Instructions for the task: Copy every record below exactly as written, but leave out the pictures.

Excerpt from a dataset

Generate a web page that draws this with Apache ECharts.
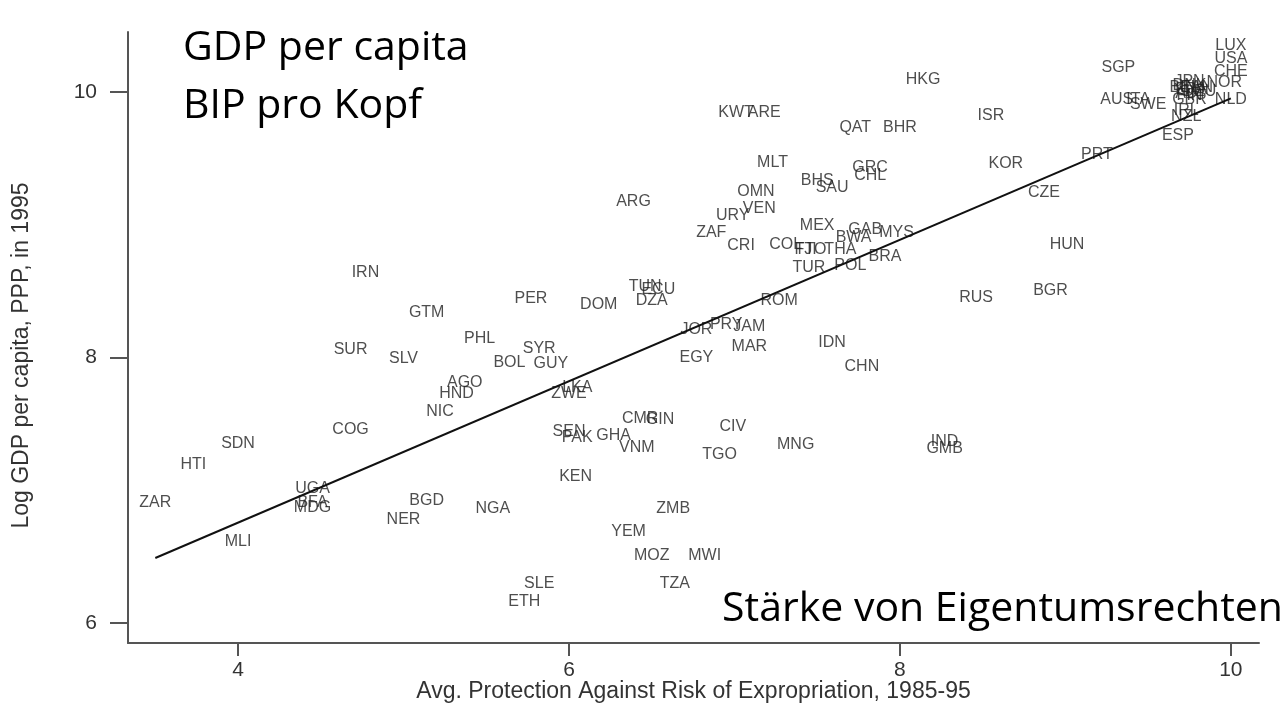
<!DOCTYPE html>
<html>
<head>
<meta charset="utf-8">
<title>GDP per capita vs. protection against expropriation</title>
<script src="https://cdn.jsdelivr.net/npm/echarts@6/dist/echarts.min.js"></script>
<style>
  html, body { margin: 0; padding: 0; background: #fff; }
  #chart { width: 1287px; height: 706px; }
</style>
</head>
<body>
<div id="chart"></div>
<script>
// country codes, avg. protection against expropriation (x), log GDP per capita 1995 (y)
const codes = [
  'ZAR', 'HTI', 'SDN', 'MLI', 'COG', 'UGA', 'BFA', 'MDG', 'NER', 'BGD',
  'NGA', 'NIC', 'HND', 'AGO', 'KEN', 'IRN', 'GTM', 'PER', 'DOM', 'TUN',
  'ECU', 'DZA', 'SUR', 'SLV', 'PHL', 'SYR', 'BOL', 'GUY', 'ZWE', 'LKA',
  'JOR', 'EGY', 'CMR', 'GIN', 'SEN', 'PAK', 'GHA', 'CIV', 'VNM', 'TGO',
  'MNG', 'IND', 'GMB', 'ZMB', 'YEM', 'MOZ', 'MWI', 'SLE', 'ETH', 'TZA',
  'TUR', 'POL', 'BRA', 'ROM', 'PRY', 'JAM', 'MAR', 'IDN', 'CHN', 'RUS',
  'BGR', 'HUN', 'KWT', 'ARE', 'QAT', 'BHR', 'MLT', 'GRC', 'CHL', 'BHS',
  'SAU', 'OMN', 'ARG', 'VEN', 'URY', 'ZAF', 'CRI', 'COL', 'MEX', 'FJI',
  'TTO', 'THA', 'GAB', 'BWA', 'MYS', 'HKG', 'ISR', 'KOR', 'CZE', 'PRT',
  'SGP', 'LUX', 'USA', 'CHE', 'NOR', 'NLD', 'AUS', 'ITA', 'SWE', 'GBR',
  'JPN', 'BEL', 'DNK', 'FRA', 'CAN', 'DEU', 'AUT', 'FIN', 'IRL', 'NZL',
  'ESP'
]
const protection = [
  3.50, 3.73, 4.00, 4.00, 4.68, 4.45, 4.45, 4.45, 5.00, 5.14,
  5.54, 5.22, 5.32, 5.37, 6.04, 4.77, 5.14, 5.77, 6.18, 6.46,
  6.54, 6.50, 4.68, 5.00, 5.46, 5.82, 5.64, 5.89, 6.00, 6.05,
  6.77, 6.77, 6.43, 6.55, 6.00, 6.05, 6.27, 6.99, 6.41, 6.91,
  7.37, 8.27, 8.27, 6.63, 6.36, 6.50, 6.82, 5.82, 5.73, 6.64,
  7.45, 7.70, 7.91, 7.27, 6.95, 7.09, 7.09, 7.59, 7.77, 8.46,
  8.91, 9.01, 7.01, 7.18, 7.73, 8.00, 7.23, 7.82, 7.82, 7.50,
  7.59, 7.13, 6.39, 7.15, 6.99, 6.86, 7.04, 7.31, 7.50, 7.43,
  7.46, 7.64, 7.79, 7.72, 7.98, 8.14, 8.55, 8.64, 8.87, 9.19,
  9.32, 10.00, 10.00, 10.00, 9.96, 10.00, 9.31, 9.44, 9.50, 9.75,
  9.75, 9.72, 9.75, 9.76, 9.79, 9.81, 9.76, 9.75, 9.73, 9.73,
  9.68
]
const logGdp = [
  6.91, 7.19, 7.35, 6.61, 7.46, 7.01, 6.91, 6.87, 6.78, 6.92,
  6.86, 7.59, 7.73, 7.81, 7.10, 8.64, 8.34, 8.44, 8.40, 8.53,
  8.51, 8.43, 8.06, 7.99, 8.14, 8.07, 7.96, 7.95, 7.73, 7.77,
  8.21, 8.00, 7.54, 7.53, 7.44, 7.40, 7.41, 7.48, 7.32, 7.27,
  7.34, 7.37, 7.31, 6.86, 6.69, 6.51, 6.51, 6.30, 6.16, 6.30,
  8.68, 8.69, 8.76, 8.43, 8.25, 8.23, 8.08, 8.11, 7.93, 8.45,
  8.50, 8.85, 9.84, 9.84, 9.73, 9.73, 9.47, 9.43, 9.37, 9.33,
  9.28, 9.25, 9.17, 9.12, 9.07, 8.94, 8.84, 8.85, 8.99, 8.81,
  8.81, 8.81, 8.96, 8.90, 8.94, 10.09, 9.82, 9.46, 9.24, 9.53,
  10.18, 10.35, 10.25, 10.15, 10.07, 9.94, 9.94, 9.94, 9.90, 9.94,
  10.08, 10.03, 10.05, 10.02, 10.03, 10.00, 9.99, 9.97, 9.86, 9.81,
  9.67
]
// fitted regression line, end points
const fitX = [3.50, 10.00]
const fitY = [6.49, 9.95]

const xTicks = [4, 6, 8, 10]
const yTicks = [6, 8, 10]

const chartInstance = echarts.init(document.getElementById('chart'))

const axisColor = '#555'
const textColor = '#333'

const chartSet = {
  animation: false,
  grid: {
    left: 128,
    right: 28,
    top: 32,
    bottom: 63,
    containLabel: false,
    outerBoundsMode: 'none',
  },
  xAxis: {
    type: 'value',
    min: 3.335,
    max: 10.17,
    name: 'Avg. Protection Against Risk of Expropriation, 1985-95',
    nameLocation: 'middle',
    nameGap: 37,
    nameMoveOverlap: false,
    nameTextStyle: {
      color: textColor,
      fontFamily: 'Liberation Sans',
      fontSize: 23,
    },
    axisLine: { show: true, onZero: false, lineStyle: { color: axisColor, width: 2 } },
    axisTick: {
      show: true,
      length: 13,
      customValues: xTicks,
      lineStyle: { color: axisColor, width: 2 },
    },
    axisLabel: {
      customValues: xTicks,
      margin: 17,
      color: textColor,
      fontFamily: 'Liberation Sans',
      fontSize: 21,
    },
    splitLine: { show: false },
  },
  yAxis: {
    type: 'value',
    min: 5.85,
    max: 10.45,
    name: 'Log GDP per capita, PPP, in 1995',
    nameLocation: 'middle',
    nameGap: 95,
    nameMoveOverlap: false,
    nameTextStyle: {
      color: textColor,
      fontFamily: 'Liberation Sans',
      fontSize: 23,
      padding: [0, 36, 0, 0],
    },
    axisLine: { show: true, onZero: false, lineStyle: { color: axisColor, width: 2 } },
    axisTick: {
      show: true,
      length: 18,
      customValues: yTicks,
      lineStyle: { color: axisColor, width: 2 },
    },
    axisLabel: {
      customValues: yTicks,
      margin: 31,
      color: textColor,
      fontFamily: 'Liberation Sans',
      fontSize: 21,
    },
    splitLine: { show: false },
  },
  graphic: [
    {
      type: 'text',
      left: 183,
      top: 19,
      style: {
        text: 'GDP per capita\nBIP pro Kopf',
        fill: '#000',
        font: '41px "Open Sans"',
        lineHeight: 58,
      },
    },
    {
      type: 'text',
      right: 4,
      top: 589,
      style: {
        text: 'Stärke von Eigentumsrechten',
        fill: '#000',
        font: '41px "Open Sans"',
      },
    },
  ],
  series: [],
}

// country labels drawn at their data points, no marker
chartSet.series.push({
  type: 'scatter',
  symbolSize: 0,
  data: codes.map((c, i) => ({ name: c, value: [protection[i], logGdp[i]] })),
  label: {
    show: true,
    position: 'inside',
    formatter: '{b}',
    color: '#222',
    fontFamily: 'Liberation Sans',
    fontSize: 16,
  },
  emphasis: { disabled: true },
  z: 3,
})

// fitted line
chartSet.series.push({
  type: 'line',
  data: fitX.map((x, i) => [x, fitY[i]]),
  symbol: 'none',
  lineStyle: { color: '#111', width: 2 },
  z: 4,
})

chartInstance.setOption(chartSet)
</script>
</body>
</html>
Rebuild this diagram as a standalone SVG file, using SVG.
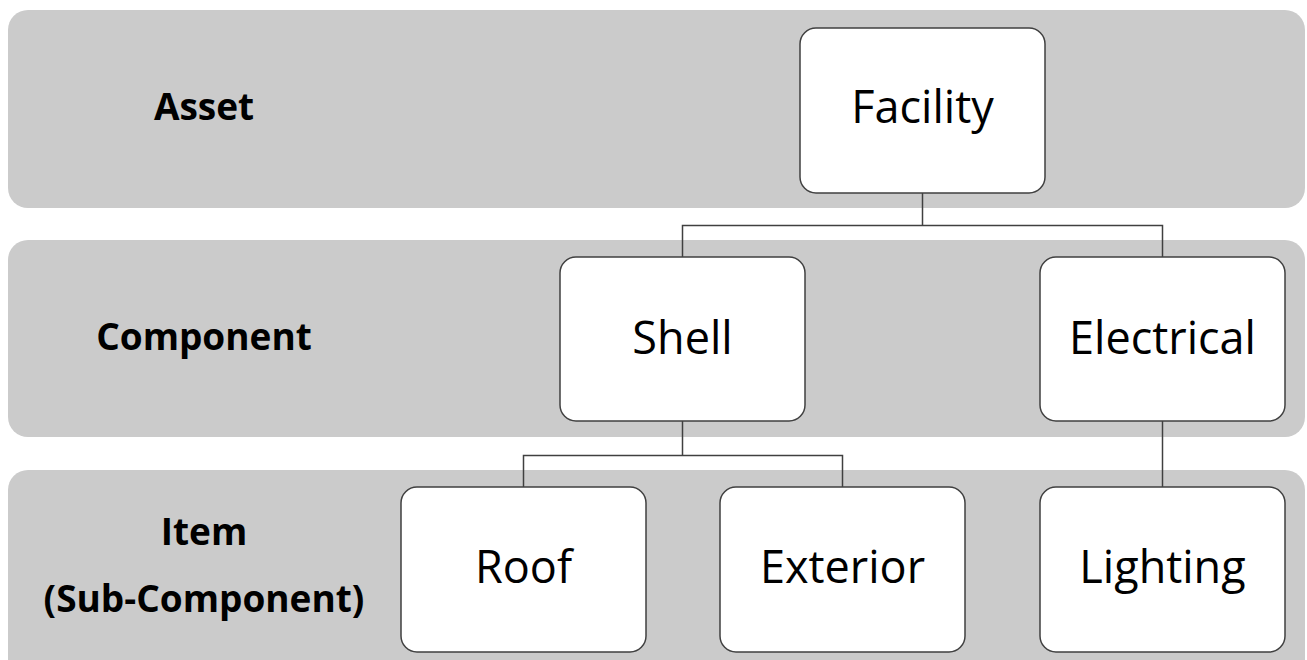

The reply:
Generate a web page that draws this with Apache ECharts.
<!DOCTYPE html>
<html>
<head>
<meta charset="utf-8">
<title>GDP per capita vs. protection against expropriation</title>
<script src="https://cdn.jsdelivr.net/npm/echarts@6/dist/echarts.min.js"></script>
<style>
  html, body { margin: 0; padding: 0; background: #fff; }
  #chart { width: 1287px; height: 706px; }
</style>
</head>
<body>
<div id="chart"></div>
<script>
// country codes, avg. protection against expropriation (x), log GDP per capita 1995 (y)
const codes = [
  'ZAR', 'HTI', 'SDN', 'MLI', 'COG', 'UGA', 'BFA', 'MDG', 'NER', 'BGD',
  'NGA', 'NIC', 'HND', 'AGO', 'KEN', 'IRN', 'GTM', 'PER', 'DOM', 'TUN',
  'ECU', 'DZA', 'SUR', 'SLV', 'PHL', 'SYR', 'BOL', 'GUY', 'ZWE', 'LKA',
  'JOR', 'EGY', 'CMR', 'GIN', 'SEN', 'PAK', 'GHA', 'CIV', 'VNM', 'TGO',
  'MNG', 'IND', 'GMB', 'ZMB', 'YEM', 'MOZ', 'MWI', 'SLE', 'ETH', 'TZA',
  'TUR', 'POL', 'BRA', 'ROM', 'PRY', 'JAM', 'MAR', 'IDN', 'CHN', 'RUS',
  'BGR', 'HUN', 'KWT', 'ARE', 'QAT', 'BHR', 'MLT', 'GRC', 'CHL', 'BHS',
  'SAU', 'OMN', 'ARG', 'VEN', 'URY', 'ZAF', 'CRI', 'COL', 'MEX', 'FJI',
  'TTO', 'THA', 'GAB', 'BWA', 'MYS', 'HKG', 'ISR', 'KOR', 'CZE', 'PRT',
  'SGP', 'LUX', 'USA', 'CHE', 'NOR', 'NLD', 'AUS', 'ITA', 'SWE', 'GBR',
  'JPN', 'BEL', 'DNK', 'FRA', 'CAN', 'DEU', 'AUT', 'FIN', 'IRL', 'NZL',
  'ESP'
]
const protection = [
  3.50, 3.73, 4.00, 4.00, 4.68, 4.45, 4.45, 4.45, 5.00, 5.14,
  5.54, 5.22, 5.32, 5.37, 6.04, 4.77, 5.14, 5.77, 6.18, 6.46,
  6.54, 6.50, 4.68, 5.00, 5.46, 5.82, 5.64, 5.89, 6.00, 6.05,
  6.77, 6.77, 6.43, 6.55, 6.00, 6.05, 6.27, 6.99, 6.41, 6.91,
  7.37, 8.27, 8.27, 6.63, 6.36, 6.50, 6.82, 5.82, 5.73, 6.64,
  7.45, 7.70, 7.91, 7.27, 6.95, 7.09, 7.09, 7.59, 7.77, 8.46,
  8.91, 9.01, 7.01, 7.18, 7.73, 8.00, 7.23, 7.82, 7.82, 7.50,
  7.59, 7.13, 6.39, 7.15, 6.99, 6.86, 7.04, 7.31, 7.50, 7.43,
  7.46, 7.64, 7.79, 7.72, 7.98, 8.14, 8.55, 8.64, 8.87, 9.19,
  9.32, 10.00, 10.00, 10.00, 9.96, 10.00, 9.31, 9.44, 9.50, 9.75,
  9.75, 9.72, 9.75, 9.76, 9.79, 9.81, 9.76, 9.75, 9.73, 9.73,
  9.68
]
const logGdp = [
  6.91, 7.19, 7.35, 6.61, 7.46, 7.01, 6.91, 6.87, 6.78, 6.92,
  6.86, 7.59, 7.73, 7.81, 7.10, 8.64, 8.34, 8.44, 8.40, 8.53,
  8.51, 8.43, 8.06, 7.99, 8.14, 8.07, 7.96, 7.95, 7.73, 7.77,
  8.21, 8.00, 7.54, 7.53, 7.44, 7.40, 7.41, 7.48, 7.32, 7.27,
  7.34, 7.37, 7.31, 6.86, 6.69, 6.51, 6.51, 6.30, 6.16, 6.30,
  8.68, 8.69, 8.76, 8.43, 8.25, 8.23, 8.08, 8.11, 7.93, 8.45,
  8.50, 8.85, 9.84, 9.84, 9.73, 9.73, 9.47, 9.43, 9.37, 9.33,
  9.28, 9.25, 9.17, 9.12, 9.07, 8.94, 8.84, 8.85, 8.99, 8.81,
  8.81, 8.81, 8.96, 8.90, 8.94, 10.09, 9.82, 9.46, 9.24, 9.53,
  10.18, 10.35, 10.25, 10.15, 10.07, 9.94, 9.94, 9.94, 9.90, 9.94,
  10.08, 10.03, 10.05, 10.02, 10.03, 10.00, 9.99, 9.97, 9.86, 9.81,
  9.67
]
// fitted regression line, end points
const fitX = [3.50, 10.00]
const fitY = [6.49, 9.95]

const xTicks = [4, 6, 8, 10]
const yTicks = [6, 8, 10]

const chartInstance = echarts.init(document.getElementById('chart'))

const axisColor = '#555'
const textColor = '#333'

const chartSet = {
  animation: false,
  grid: {
    left: 128,
    right: 28,
    top: 32,
    bottom: 63,
    containLabel: false,
    outerBoundsMode: 'none',
  },
  xAxis: {
    type: 'value',
    min: 3.335,
    max: 10.17,
    name: 'Avg. Protection Against Risk of Expropriation, 1985-95',
    nameLocation: 'middle',
    nameGap: 37,
    nameMoveOverlap: false,
    nameTextStyle: {
      color: textColor,
      fontFamily: 'Liberation Sans',
      fontSize: 23,
    },
    axisLine: { show: true, onZero: false, lineStyle: { color: axisColor, width: 2 } },
    axisTick: {
      show: true,
      length: 13,
      customValues: xTicks,
      lineStyle: { color: axisColor, width: 2 },
    },
    axisLabel: {
      customValues: xTicks,
      margin: 17,
      color: textColor,
      fontFamily: 'Liberation Sans',
      fontSize: 21,
    },
    splitLine: { show: false },
  },
  yAxis: {
    type: 'value',
    min: 5.85,
    max: 10.45,
    name: 'Log GDP per capita, PPP, in 1995',
    nameLocation: 'middle',
    nameGap: 95,
    nameMoveOverlap: false,
    nameTextStyle: {
      color: textColor,
      fontFamily: 'Liberation Sans',
      fontSize: 23,
      padding: [0, 36, 0, 0],
    },
    axisLine: { show: true, onZero: false, lineStyle: { color: axisColor, width: 2 } },
    axisTick: {
      show: true,
      length: 18,
      customValues: yTicks,
      lineStyle: { color: axisColor, width: 2 },
    },
    axisLabel: {
      customValues: yTicks,
      margin: 31,
      color: textColor,
      fontFamily: 'Liberation Sans',
      fontSize: 21,
    },
    splitLine: { show: false },
  },
  graphic: [
    {
      type: 'text',
      left: 183,
      top: 19,
      style: {
        text: 'GDP per capita\nBIP pro Kopf',
        fill: '#000',
        font: '41px "Open Sans"',
        lineHeight: 58,
      },
    },
    {
      type: 'text',
      right: 4,
      top: 589,
      style: {
        text: 'Stärke von Eigentumsrechten',
        fill: '#000',
        font: '41px "Open Sans"',
      },
    },
  ],
  series: [],
}

// country labels drawn at their data points, no marker
chartSet.series.push({
  type: 'scatter',
  symbolSize: 0,
  data: codes.map((c, i) => ({ name: c, value: [protection[i], logGdp[i]] })),
  label: {
    show: true,
    position: 'inside',
    formatter: '{b}',
    color: '#222',
    fontFamily: 'Liberation Sans',
    fontSize: 16,
  },
  emphasis: { disabled: true },
  z: 3,
})

// fitted line
chartSet.series.push({
  type: 'line',
  data: fitX.map((x, i) => [x, fitY[i]]),
  symbol: 'none',
  lineStyle: { color: '#111', width: 2 },
  z: 4,
})

chartInstance.setOption(chartSet)
</script>
</body>
</html>
Rebuild this diagram as a standalone SVG file, using SVG.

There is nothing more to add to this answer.